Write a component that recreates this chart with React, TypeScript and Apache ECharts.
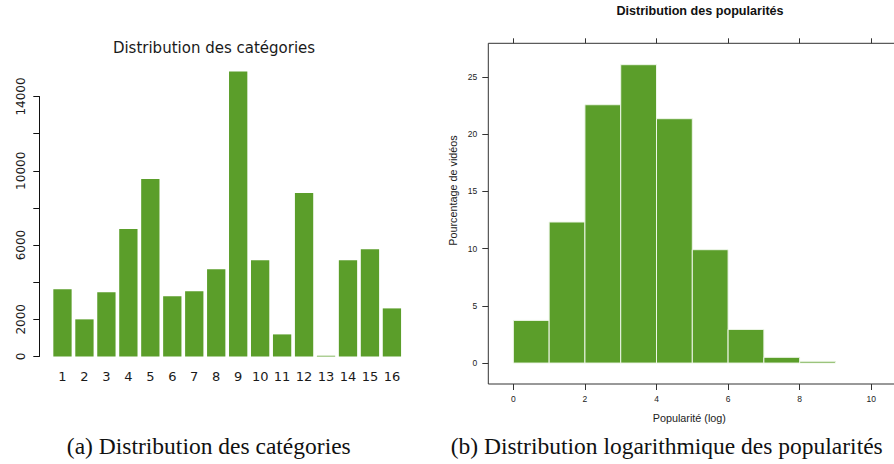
import React, { useEffect, useRef } from "react";
import * as echarts from "echarts";

// ---- Data: left chart (category distribution)
const categories = ["1", "2", "3", "4", "5", "6", "7", "8", "9", "10", "11", "12", "13", "14", "15", "16"];
const categoryCounts = [3620, 2000, 3460, 6860, 9560, 3240, 3510, 4700, 15340, 5180, 1190, 8800, 40, 5180, 5780, 2590];
const leftYLabelsShown = [0, 2000, 6000, 10000, 14000];

// ---- Data: right chart (log popularity histogram)
const popBinEdges = [0, 1, 2, 3, 4, 5, 6, 7, 8, 9, 10];
const popPercent = [3.73, 12.33, 22.58, 26.08, 21.36, 9.91, 2.94, 0.5, 0.15, 0];
const popXTicks = [0, 2, 4, 6, 8, 10];
const popYTicks = [0, 5, 10, 15, 20, 25];

const GREEN = "#5b9e2a";

export default function App() {
  const ref = useRef<HTMLDivElement>(null);

  useEffect(() => {
    if (!ref.current) return;
    const chart = echarts.init(ref.current, undefined, { renderer: "svg" });

    const histData = popPercent.map((v, i) => [popBinEdges[i], popBinEdges[i + 1], v]);

    const option: any = {
      animation: false,
      backgroundColor: "#ffffff",
      title: [
        {
          text: "Distribution des catégories",
          left: 209,
          top: 35.5,
          textAlign: "center",
          textStyle: { fontFamily: "DejaVu Sans", fontSize: 15, fontWeight: "normal", color: "#1a1a1a" },
        },
        {
          text: "Distribution des popularités",
          left: 695,
          top: -0.5,
          textAlign: "center",
          textStyle: { fontFamily: "Liberation Sans", fontSize: 12.6, fontWeight: "bold", color: "#111" },
        },
      ],
      grid: [
        { left: 51.5, top: 96.5, width: 351.4, height: 260, containLabel: false, outerBoundsMode: "none" },
        {
          left: 488.3,
          top: 43.3,
          width: 408,
          height: 340.7,
          show: true,
          borderColor: "#333",
          borderWidth: 1,
          backgroundColor: "transparent",
          containLabel: false,
          outerBoundsMode: "none",
        },
      ],
      xAxis: [
        {
          type: "category",
          gridIndex: 0,
          data: categories,
          axisLine: { show: false },
          axisTick: { show: false },
          axisLabel: { margin: 13, fontFamily: "DejaVu Sans", fontSize: 13, color: "#1a1a1a", interval: 0 },
          splitLine: { show: false },
        },
        {
          type: "value",
          gridIndex: 1,
          min: -0.7,
          max: 10.7,
          position: "bottom",
          axisLine: { show: false, onZero: false },
          axisTick: { show: true, customValues: popXTicks, length: 6, lineStyle: { color: "#333" } },
          axisLabel: {
            customValues: popXTicks,
            margin: 10,
            fontFamily: "Liberation Sans",
            fontSize: 8.5,
            color: "#222",
          },
          splitLine: { show: false },
          name: "Popularité (log)",
          nameLocation: "middle",
          nameGap: 28,
          nameTextStyle: { fontFamily: "Liberation Sans", fontSize: 10.8, color: "#222", padding: [0, 6, 0, 0] },
        },
        {
          type: "value",
          gridIndex: 1,
          min: -0.7,
          max: 10.7,
          position: "top",
          axisLine: { show: false, onZero: false },
          axisTick: { show: true, customValues: popXTicks, length: 5, lineStyle: { color: "#333" } },
          axisLabel: { show: false },
          splitLine: { show: false },
        },
      ],
      yAxis: [
        {
          type: "value",
          gridIndex: 0,
          min: 0,
          max: 14000,
          interval: 2000,
          offset: 12.2,
          axisLine: { show: true, onZero: false, lineStyle: { color: "#111", width: 1 } },
          axisTick: { show: true, length: 6, lineStyle: { color: "#111" } },
          axisLabel: {
            rotate: 90,
            margin: 12,
            fontFamily: "DejaVu Sans",
            fontSize: 12,
            color: "#1a1a1a",
            formatter: (v: number) => (leftYLabelsShown.indexOf(v) >= 0 ? String(v) : ""),
          },
          splitLine: { show: false },
        },
        {
          type: "value",
          gridIndex: 1,
          min: -1.83,
          max: 27.95,
          position: "left",
          axisLine: { show: false, onZero: false },
          axisTick: { show: true, customValues: popYTicks, length: 6, lineStyle: { color: "#333" } },
          axisLabel: {
            customValues: popYTicks,
            margin: 11,
            fontFamily: "Liberation Sans",
            fontSize: 8.5,
            color: "#222",
          },
          splitLine: { show: false },
        },
      ],
      series: [
        {
          type: "bar",
          xAxisIndex: 0,
          yAxisIndex: 0,
          data: categoryCounts,
          barWidth: 18.3,
          clip: false,
          itemStyle: { color: GREEN },
        },
        {
          type: "custom",
          xAxisIndex: 1,
          yAxisIndex: 1,
          data: histData,
          encode: { x: [0, 1], y: 2 },
          clip: false,
          renderItem: (params: any, api: any) => {
            const x0 = api.value(0);
            const x1 = api.value(1);
            const v = api.value(2);
            if (!(v > 0)) return null;
            const p0 = api.coord([x0, v]);
            const p1 = api.coord([x1, 0]);
            return {
              type: "rect",
              shape: { x: p0[0], y: p0[1], width: p1[0] - p0[0], height: p1[1] - p0[1] },
              style: { fill: GREEN, stroke: "#eef6e8", lineWidth: 1 },
            };
          },
        },
      ],
      graphic: [
        {
          type: "text",
          x: 453.3,
          y: 190.5,
          rotation: Math.PI / 2,
          style: {
            text: "Pourcentage de vidéos",
            fontFamily: "Liberation Sans",
            fontSize: 10.8,
            fill: "#222",
            align: "center",
            verticalAlign: "middle",
          },
        },
        {
          type: "text",
          x: 208.8,
          y: 446,
          style: {
            text: "(a) Distribution des catégories",
            fontFamily: "Liberation Serif",
            fontSize: 23.5,
            fill: "#111",
            align: "center",
            verticalAlign: "middle",
          },
        },
        {
          type: "text",
          x: 666.7,
          y: 446,
          style: {
            text: "(b) Distribution logarithmique des popularités",
            fontFamily: "Liberation Serif",
            fontSize: 23.5,
            fill: "#111",
            align: "center",
            verticalAlign: "middle",
          },
        },
      ],
    };

    chart.setOption(option);
    return () => chart.dispose();
  }, []);

  return (
    <div
      ref={ref}
      style={{ position: "fixed", left: 0, top: 0, width: 894, height: 464, background: "#fff" }}
    />
  );
}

**Stated problem:** Check each line above for "React" and return the ones that have it.

**Worked solution:**
Write a component that recreates this chart with React, TypeScript and Apache ECharts.
import React, { useEffect, useRef } from "react";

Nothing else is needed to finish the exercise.